CLEVELAND, Tenn. -- Cleveland has scored well in recent environmentally-friendly initiatives intended to protect and restore the city's natural surroundings.
On Monday, officials discussed the city's progress in establishing a new wetlands area near the Rolling Hills community and a couple of grants for improving Cleveland's "clean and green" outlook.
Cleveland's 20-acre wetland area, sited along "the back nine" of the Rolling Hills Golf Course, made great marks, according to a recent Tennessee Department of Environment and Conservation audit, said Jonathan Jobe, the city's director of Development and Engineering Services.
"Good progress has been made now," said Jobe. "We had to regrade that area to get it to hold some water, to get it to turn into a wetland."
The wetland was created as a balance to wetlands lost from the construction of the new Cleveland Regional Airport, located in northern Bradley County.

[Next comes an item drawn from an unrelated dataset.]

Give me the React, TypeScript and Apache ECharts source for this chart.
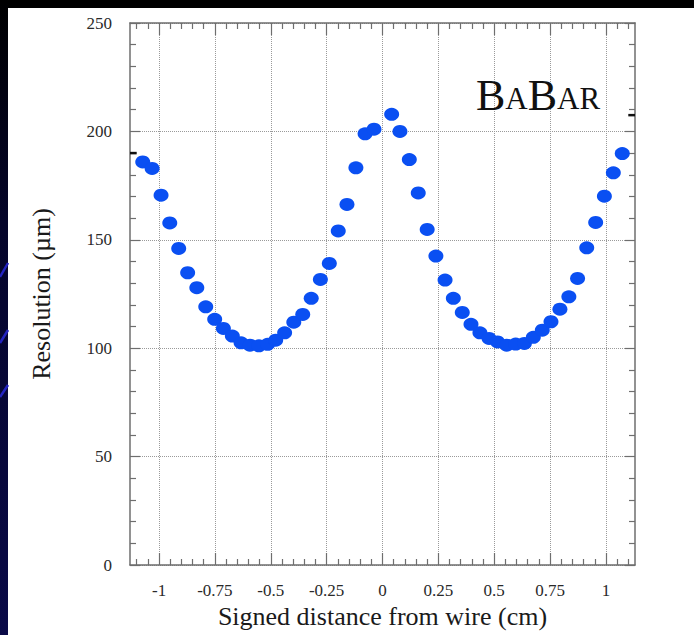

With a detention berm in place to prevent the wetland from draining into nearby Candies Creek, TDEC has given the green light to the next phases of building up the wetland: planting trees.
The project will entail the planting of 4,000 seedlings, described as "not much more than sticks" by City Manager Janice Casteel. Only 400 of the seedlings are expected to mature.
After that, said Jobe, the city will revamp the old walking path that runs through the wetland area. Grounds maintenance will be limited to only a few feet within the wetland's perimeter.
Creating the right conditions for the wetland can also present the challenge of having too much water on hand, said officials, who cited a colony of Candies Creek beavers as a problem.
A wildlife technician has been employed to take care of the beaver problem, said Tommy Myers, director of Cleveland's Public Works Department.
In other business, the City Council approved the pursuit of a TDEC grant that matches every local dollar spent on a capital project that would utilize cleaner energy, conserve energy and improve air quality. If approved, the grant will go toward replacing the gravel surface roof of the South Cleveland Community Center with a new one made of thermoplastic.
The new roof, estimated to cost $150,000, is expected to save the city $16,000 a year in energy costs and will greatly reduce environmental emissions, said government intern Tim Passmore. In less than five years, the city will break even on the investment on a roof that has a 20-year lifespan.
The city has also been awarded a $55,000 "Clean and Green" Tennessee Department of Transportation grant, which will go to public awareness and recycling efforts along Cleveland's greenway.
A few personnel changes were noted during the meeting. Planner Corey Divel, who served in a similar capacity for Bradley County for over seven years, has joined Cleveland's Development and Engineering Services. Divel replaces Paul Corder, who assumed planning director duties in Lebanon, Tenn.